Your task.
Leaving the pictures out, print the lines from the first line of the listing through the line containing "and the diaphragm.</text>", exactly as they read, and no others.

Supplied information.
──────────

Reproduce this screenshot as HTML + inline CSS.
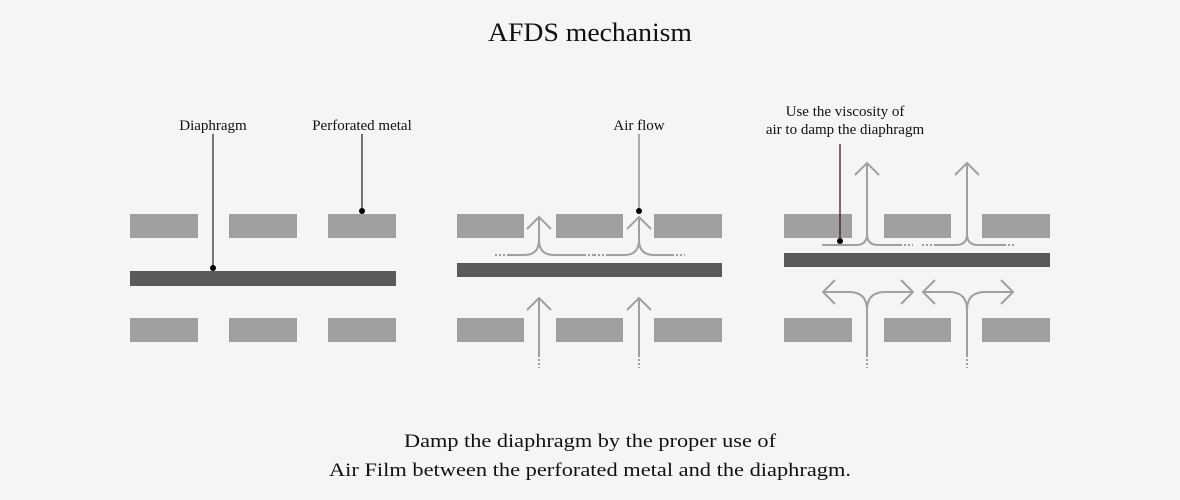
<!DOCTYPE html>
<html><head><meta charset="utf-8"><style>
html,body{margin:0;padding:0;background:#f5f5f5;}
svg{display:block;}
text{font-family:"Liberation Serif",serif;fill:#111;}
</style></head><body>
<svg width="1180" height="500" viewBox="0 0 1180 500" xmlns="http://www.w3.org/2000/svg">
<rect width="1180" height="500" fill="#f5f5f5"/>
<text x="590" y="41" font-size="26" text-anchor="middle" textLength="204" lengthAdjust="spacingAndGlyphs">AFDS mechanism</text>
<text x="590" y="447" font-size="19" text-anchor="middle" textLength="372" lengthAdjust="spacingAndGlyphs">Damp the diaphragm by the proper use of</text>
<text x="590" y="476" font-size="19" text-anchor="middle" textLength="522" lengthAdjust="spacingAndGlyphs">Air Film between the perforated metal and the diaphragm.</text>

<g fill="#a0a0a0">
<!-- panel 1 -->
<rect x="130" y="214" width="68" height="24"/><rect x="229" y="214" width="68" height="24"/><rect x="328" y="214" width="68" height="24"/>
<rect x="130" y="318" width="68" height="24"/><rect x="229" y="318" width="68" height="24"/><rect x="328" y="318" width="68" height="24"/>
<!-- panel 2 -->
<rect x="457" y="214" width="67" height="24"/><rect x="556" y="214" width="67" height="24"/><rect x="654" y="214" width="68" height="24"/>
<rect x="457" y="318" width="67" height="24"/><rect x="556" y="318" width="67" height="24"/><rect x="654" y="318" width="68" height="24"/>
<!-- panel 3 -->
<rect x="784" y="214" width="68" height="24"/><rect x="884" y="214" width="67" height="24"/><rect x="982" y="214" width="68" height="24"/>
<rect x="784" y="318" width="68" height="24"/><rect x="884" y="318" width="67" height="24"/><rect x="982" y="318" width="68" height="24"/>
</g>
<g fill="#5a5a5a">
<rect x="130" y="271" width="266" height="15"/>
<rect x="457" y="263" width="265" height="14"/>
<rect x="784" y="253" width="266" height="14"/>
</g>

<text x="213" y="130" font-size="15" text-anchor="middle">Diaphragm</text>
<text x="362" y="130" font-size="15" text-anchor="middle">Perforated metal</text>
<text x="639" y="130" font-size="15" text-anchor="middle">Air flow</text>
<text x="845" y="116" font-size="15" text-anchor="middle">Use the viscosity of</text>
<text x="845" y="134" font-size="15" text-anchor="middle">air to damp the diaphragm</text>

<g stroke="#a0a0a0" stroke-width="2" fill="none">
<!-- panel 2 arrows -->
<path d="M539 298 V355 M527 310 L539 298 L551 310"/>
<path d="M639 298 V355 M627 310 L639 298 L651 310"/>
<path d="M539 217 V240 Q539 255 524 255 H507 M539 240 Q539 255 554 255 H584 M527 229 L539 217 L551 229"/>
<path d="M639 217 V240 Q639 255 624 255 H606 M639 240 Q639 255 654 255 H672 M627 229 L639 217 L651 229"/>
<!-- panel 3 arrows -->
<path d="M867 163 V234 Q867 245 856 245 H823 M867 234 Q867 245 878 245 H900 M855 175 L867 163 L879 175"/>
<path d="M967 163 V234 Q967 245 956 245 H934 M967 234 Q967 245 978 245 H1004 M955 175 L967 163 L979 175"/>
<path d="M867 355 V310 Q867 292 849 292 H823 M867 310 Q867 292 885 292 H913 M835 280 L823 292 L835 304 M901 280 L913 292 L901 304"/>
<path d="M967 355 V310 Q967 292 949 292 H923 M967 310 Q967 292 985 292 H1013 M935 280 L923 292 L935 304 M1001 280 L1013 292 L1001 304"/>
</g>
<g stroke="#a0a0a0" stroke-width="2" stroke-dasharray="2 2" fill="none">
<path d="M539 355 V368 M639 355 V368 M867 355 V368 M967 355 V368"/>
<path d="M495 255 H507 M584 255 H596 M594 255 H606 M672 255 H685"/>
<path d="M822 245 H834 M900 245 H913 M922 245 H934 M1004 245 H1016"/>
</g>

<g stroke="#222" stroke-width="1.2">
<line x1="213" y1="134" x2="213" y2="268"/>
<line x1="362" y1="134" x2="362" y2="211"/>
<line x1="639" y1="134" x2="639" y2="211" stroke="#777"/>
<line x1="840" y1="144" x2="840" y2="241" stroke="#2a1010"/>
</g>
<g fill="#000">
<circle cx="213" cy="268" r="3"/><circle cx="362" cy="211" r="3"/><circle cx="639" cy="211" r="3"/><circle cx="840" cy="241" r="3"/>
</g>
</svg>
</body></html>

──────────

Written reply.
Reproduce this screenshot as HTML + inline CSS.
<!DOCTYPE html>
<html><head><meta charset="utf-8"><style>
html,body{margin:0;padding:0;background:#f5f5f5;}
svg{display:block;}
text{font-family:"Liberation Serif",serif;fill:#111;}
</style></head><body>
<svg width="1180" height="500" viewBox="0 0 1180 500" xmlns="http://www.w3.org/2000/svg">
<rect width="1180" height="500" fill="#f5f5f5"/>
<text x="590" y="41" font-size="26" text-anchor="middle" textLength="204" lengthAdjust="spacingAndGlyphs">AFDS mechanism</text>
<text x="590" y="447" font-size="19" text-anchor="middle" textLength="372" lengthAdjust="spacingAndGlyphs">Damp the diaphragm by the proper use of</text>
<text x="590" y="476" font-size="19" text-anchor="middle" textLength="522" lengthAdjust="spacingAndGlyphs">Air Film between the perforated metal and the diaphragm.</text>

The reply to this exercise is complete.